The motivation behind this idea is that we often try to meet the needs of the "average" user, which results in "making everyone happy some of the time" - but with software that's not good enough. With the Personas approach, we are focused on "making some of the users happy all of the time", and combined with good decisions about the targeted characteristics of the Personas, this can result in making the majority of users happy with most or all of the software.

It's amazing to think that many years later, the most modern and popular software products still suffer from this problem of generalization - how many applications still seem to blindly target generalized needs of some average user, while not actually meeting the needs of anyone? One recent case that springs to mind was highlighted recently in an insightful post on the Joel on Software blog, where a usability problem was pointed out with a major feature of Windows Vista. It makes me wonder if a Personas-style approach would have eliminated this problem.

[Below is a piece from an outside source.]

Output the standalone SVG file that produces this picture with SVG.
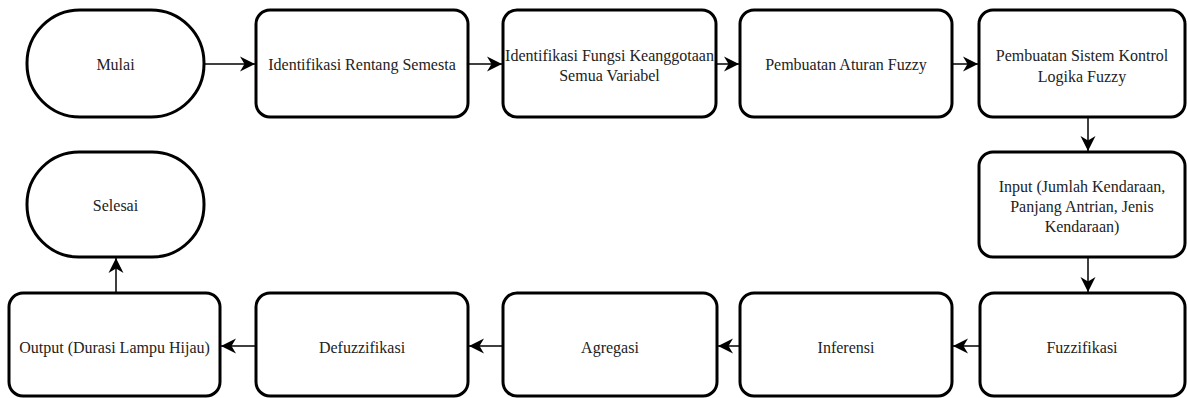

Back in 1998, RUP and UML were very new concepts, and we were just starting to learn about them and put them into practice. Today UML has lost that new-acronym scent, but the use-case technique still has a familiar ring for Personas, and the idea of creating a Persona storyboard seems to apply a more targeted technique that can improve a standard use-case approach.

Has the more recent Agile Development approach rendered Personas obsolete? The Agile approach is in direct contrast to a planning-driven methodology. But there are aspects of the Agile approach, including Extreme Programming, that have similarities to the Personas approach. The XP approach encourages the use of note cards to engage in “story telling” – clearly this can benefit from the Personas approach to target the scenario to specific user needs. As noted on the IBM website, one goal in XP is to “motivate the team to sit together in a room and talk about what the proposed system needs to do and how it needs to do it” – and this is exactly the idea with the Personas approach.

In a way it seems that newer Agile approaches are the next evolution of the old Personas idea – in fact, while that idea was almost revolutionary in 1998, today it can almost seem obvious. But new Agile approaches would benefit from looking back and the real motivations behind the Personas approach, and attempting to incorporate those ideas. While an Agile approach can drive a more user-focused and rapid delivery approach, the end result can still be wrong if based on user requirements that are too generalized. Moving from an “average user” approach to a more targeted user approach to analyzing requirements will ensure that not only are results delivered to meet some interpretation of the requirements in an “agile” manner, but also more likely that those results will meet a targeted, and more correct analysis of those requirements.

By the way, Apel Mjausson has a blog entry linking to my essay, and also to a number of other interesting papers on the topic. Also, there is a Polish site referencing my essay.